WHAT YOU NEED TO DO
Output every line of the material exactly, omitting images.

PROVIDED DATA

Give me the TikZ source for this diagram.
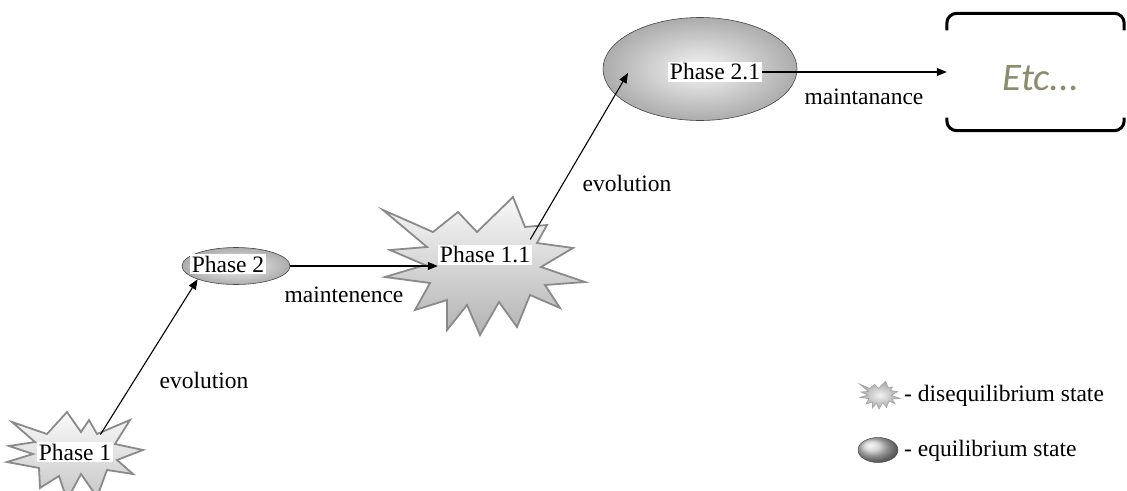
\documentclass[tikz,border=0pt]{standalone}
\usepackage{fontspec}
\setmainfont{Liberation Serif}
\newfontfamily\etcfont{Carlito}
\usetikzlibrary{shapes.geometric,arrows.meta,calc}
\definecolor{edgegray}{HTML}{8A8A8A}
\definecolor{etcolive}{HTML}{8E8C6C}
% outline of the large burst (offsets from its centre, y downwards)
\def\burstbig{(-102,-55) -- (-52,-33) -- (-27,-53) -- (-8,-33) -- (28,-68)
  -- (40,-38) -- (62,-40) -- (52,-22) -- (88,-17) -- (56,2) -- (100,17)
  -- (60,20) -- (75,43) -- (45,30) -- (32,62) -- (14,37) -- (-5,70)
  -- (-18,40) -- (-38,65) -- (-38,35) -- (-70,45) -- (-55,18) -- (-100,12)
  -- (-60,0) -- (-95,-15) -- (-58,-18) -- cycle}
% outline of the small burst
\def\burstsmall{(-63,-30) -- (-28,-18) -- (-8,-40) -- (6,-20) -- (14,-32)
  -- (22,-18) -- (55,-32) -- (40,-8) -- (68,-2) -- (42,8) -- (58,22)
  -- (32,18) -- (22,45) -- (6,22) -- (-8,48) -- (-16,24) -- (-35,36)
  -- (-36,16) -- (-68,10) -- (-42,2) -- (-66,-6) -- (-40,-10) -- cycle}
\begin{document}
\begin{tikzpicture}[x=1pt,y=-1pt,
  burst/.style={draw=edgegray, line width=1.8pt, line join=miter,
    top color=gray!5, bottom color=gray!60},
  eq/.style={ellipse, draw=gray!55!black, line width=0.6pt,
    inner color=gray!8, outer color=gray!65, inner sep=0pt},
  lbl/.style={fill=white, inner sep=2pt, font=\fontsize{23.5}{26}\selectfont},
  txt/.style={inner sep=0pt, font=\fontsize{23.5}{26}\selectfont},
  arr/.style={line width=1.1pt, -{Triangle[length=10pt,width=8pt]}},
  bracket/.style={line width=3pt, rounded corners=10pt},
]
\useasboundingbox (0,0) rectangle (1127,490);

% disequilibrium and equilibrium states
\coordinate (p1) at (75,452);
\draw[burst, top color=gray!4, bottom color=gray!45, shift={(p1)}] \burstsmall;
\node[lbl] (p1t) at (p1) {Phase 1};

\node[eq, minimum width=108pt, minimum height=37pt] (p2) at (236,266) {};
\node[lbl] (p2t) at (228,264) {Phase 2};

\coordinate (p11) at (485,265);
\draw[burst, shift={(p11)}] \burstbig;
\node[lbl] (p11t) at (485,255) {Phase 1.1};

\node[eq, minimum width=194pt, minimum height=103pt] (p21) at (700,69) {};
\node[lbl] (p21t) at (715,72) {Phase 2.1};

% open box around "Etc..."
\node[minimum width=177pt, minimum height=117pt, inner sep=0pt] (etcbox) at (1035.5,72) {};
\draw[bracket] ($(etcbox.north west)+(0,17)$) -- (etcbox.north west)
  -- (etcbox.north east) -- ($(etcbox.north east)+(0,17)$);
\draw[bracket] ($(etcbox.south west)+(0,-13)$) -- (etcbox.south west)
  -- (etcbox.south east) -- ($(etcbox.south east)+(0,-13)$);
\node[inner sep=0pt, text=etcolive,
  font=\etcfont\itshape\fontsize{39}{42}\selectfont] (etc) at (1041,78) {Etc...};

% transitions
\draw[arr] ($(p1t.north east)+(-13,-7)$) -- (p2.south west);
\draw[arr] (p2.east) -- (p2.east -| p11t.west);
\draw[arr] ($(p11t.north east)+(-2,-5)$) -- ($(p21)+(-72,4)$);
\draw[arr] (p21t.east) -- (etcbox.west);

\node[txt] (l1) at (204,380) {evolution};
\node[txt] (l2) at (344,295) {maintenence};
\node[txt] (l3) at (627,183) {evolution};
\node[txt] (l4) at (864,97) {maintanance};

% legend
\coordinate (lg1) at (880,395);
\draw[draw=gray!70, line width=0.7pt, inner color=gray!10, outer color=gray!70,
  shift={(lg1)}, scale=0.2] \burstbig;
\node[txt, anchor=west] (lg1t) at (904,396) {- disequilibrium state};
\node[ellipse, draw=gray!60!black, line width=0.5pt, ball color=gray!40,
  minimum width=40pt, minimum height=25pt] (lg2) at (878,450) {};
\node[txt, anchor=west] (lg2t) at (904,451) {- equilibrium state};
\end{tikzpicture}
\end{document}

WRITTEN SOLUTION
Give me the TikZ source for this diagram.
\documentclass[tikz,border=0pt]{standalone}
\usepackage{fontspec}
\setmainfont{Liberation Serif}
\newfontfamily\etcfont{Carlito}
\usetikzlibrary{shapes.geometric,arrows.meta,calc}
\definecolor{edgegray}{HTML}{8A8A8A}
\definecolor{etcolive}{HTML}{8E8C6C}
% outline of the large burst (offsets from its centre, y downwards)
\def\burstbig{(-102,-55) -- (-52,-33) -- (-27,-53) -- (-8,-33) -- (28,-68)
  -- (40,-38) -- (62,-40) -- (52,-22) -- (88,-17) -- (56,2) -- (100,17)
  -- (60,20) -- (75,43) -- (45,30) -- (32,62) -- (14,37) -- (-5,70)
  -- (-18,40) -- (-38,65) -- (-38,35) -- (-70,45) -- (-55,18) -- (-100,12)
  -- (-60,0) -- (-95,-15) -- (-58,-18) -- cycle}
% outline of the small burst
\def\burstsmall{(-63,-30) -- (-28,-18) -- (-8,-40) -- (6,-20) -- (14,-32)
  -- (22,-18) -- (55,-32) -- (40,-8) -- (68,-2) -- (42,8) -- (58,22)
  -- (32,18) -- (22,45) -- (6,22) -- (-8,48) -- (-16,24) -- (-35,36)
  -- (-36,16) -- (-68,10) -- (-42,2) -- (-66,-6) -- (-40,-10) -- cycle}
\begin{document}
\begin{tikzpicture}[x=1pt,y=-1pt,
  burst/.style={draw=edgegray, line width=1.8pt, line join=miter,
    top color=gray!5, bottom color=gray!60},
  eq/.style={ellipse, draw=gray!55!black, line width=0.6pt,
    inner color=gray!8, outer color=gray!65, inner sep=0pt},
  lbl/.style={fill=white, inner sep=2pt, font=\fontsize{23.5}{26}\selectfont},
  txt/.style={inner sep=0pt, font=\fontsize{23.5}{26}\selectfont},
  arr/.style={line width=1.1pt, -{Triangle[length=10pt,width=8pt]}},
  bracket/.style={line width=3pt, rounded corners=10pt},
]
\useasboundingbox (0,0) rectangle (1127,490);

% disequilibrium and equilibrium states
\coordinate (p1) at (75,452);
\draw[burst, top color=gray!4, bottom color=gray!45, shift={(p1)}] \burstsmall;
\node[lbl] (p1t) at (p1) {Phase 1};

\node[eq, minimum width=108pt, minimum height=37pt] (p2) at (236,266) {};
\node[lbl] (p2t) at (228,264) {Phase 2};

\coordinate (p11) at (485,265);
\draw[burst, shift={(p11)}] \burstbig;
\node[lbl] (p11t) at (485,255) {Phase 1.1};

\node[eq, minimum width=194pt, minimum height=103pt] (p21) at (700,69) {};
\node[lbl] (p21t) at (715,72) {Phase 2.1};

% open box around "Etc..."
\node[minimum width=177pt, minimum height=117pt, inner sep=0pt] (etcbox) at (1035.5,72) {};
\draw[bracket] ($(etcbox.north west)+(0,17)$) -- (etcbox.north west)
  -- (etcbox.north east) -- ($(etcbox.north east)+(0,17)$);
\draw[bracket] ($(etcbox.south west)+(0,-13)$) -- (etcbox.south west)
  -- (etcbox.south east) -- ($(etcbox.south east)+(0,-13)$);
\node[inner sep=0pt, text=etcolive,
  font=\etcfont\itshape\fontsize{39}{42}\selectfont] (etc) at (1041,78) {Etc...};

% transitions
\draw[arr] ($(p1t.north east)+(-13,-7)$) -- (p2.south west);
\draw[arr] (p2.east) -- (p2.east -| p11t.west);
\draw[arr] ($(p11t.north east)+(-2,-5)$) -- ($(p21)+(-72,4)$);
\draw[arr] (p21t.east) -- (etcbox.west);

\node[txt] (l1) at (204,380) {evolution};
\node[txt] (l2) at (344,295) {maintenence};
\node[txt] (l3) at (627,183) {evolution};
\node[txt] (l4) at (864,97) {maintanance};

% legend
\coordinate (lg1) at (880,395);
\draw[draw=gray!70, line width=0.7pt, inner color=gray!10, outer color=gray!70,
  shift={(lg1)}, scale=0.2] \burstbig;
\node[txt, anchor=west] (lg1t) at (904,396) {- disequilibrium state};
\node[ellipse, draw=gray!60!black, line width=0.5pt, ball color=gray!40,
  minimum width=40pt, minimum height=25pt] (lg2) at (878,450) {};
\node[txt, anchor=west] (lg2t) at (904,451) {- equilibrium state};
\end{tikzpicture}
\end{document}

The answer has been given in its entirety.